Playing the Jewish Freud in A Far Country caused him to think more deeply about his religion. Soon, he was adhering to the strictures of Orthodox Judaism, keeping kosher and declining to perform during the Sabbath. This decision effectively ended his career in the theatre, in which Friday night and Saturday afternoon performances are standard.

Mr. Hill was also a regular in the early days of live television, performing on Actor’s Studio, Suspense, Schlitz Playhouse, Goodyear Playhouse, Playwrights ’56, Playhouse 90, Sunday Showcase and many other shows.

When Steven Hill returned to acting, he was much changed, having aged during the previous decades into a figure barely recognizable as the Hill seen in the 1960s. Yet, he found he was still in demand. He quickly won roles in 1980s movies such as It’s My Turn, Eyewitness, Rich and Famous, Yentl, Teachers, Raw Deal, Legal Eagles, Heartburn, Brighton Beach Memoirs and Running on Empty. He won his best reviews in years playing Otta “Abbadabba” Berman, mobster Dutch Schultz’s wizardly accountant in the 1990 film version of the E.L. Doctorow mob tale Billy Bathgate. He was nominated for a New York Film Critics Circle Award and National Society of Film Critics Award for the performance.

Shortly after that decade-long spurt of film activity, he took the job on Law & Order and stayed there, doing little else in the way of acting.

Steven Hill was born Solomon Krakovsky on Feb. 22, 1922, in Seattle, to Russian Jewish immigrant parents.
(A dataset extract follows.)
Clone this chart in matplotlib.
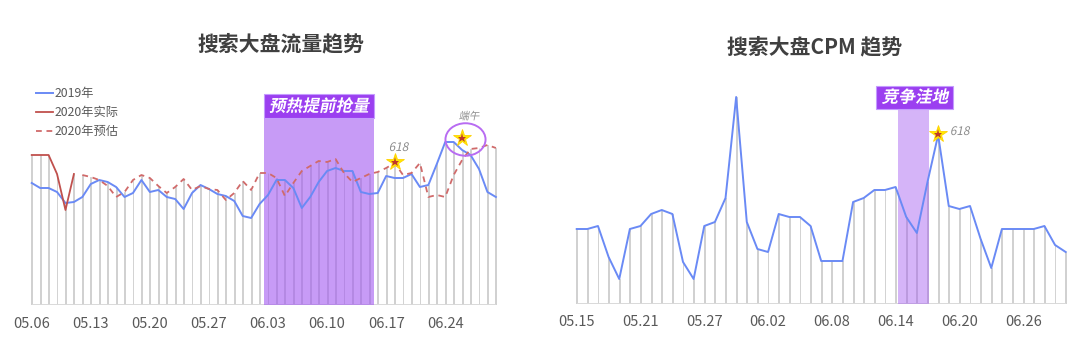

He served in the Naval Reserve from 1940 to 1944.

A marriage to Selma Stern in 1951 bore four children but ended in divorce. He married Rachel Hill, who survives him, in 1967 and had five more children.

In almost all his later roles, Mr. Hill played a figure or authority, and typically one that seemed to bear the weight of the world on his shoulders.

Asking during the run of Law & Order why his work was earning acclaim, he said, “I guess it’s because what I'm doing in my work today is an accumulation of all the blood, sweat and tears went through in this business.”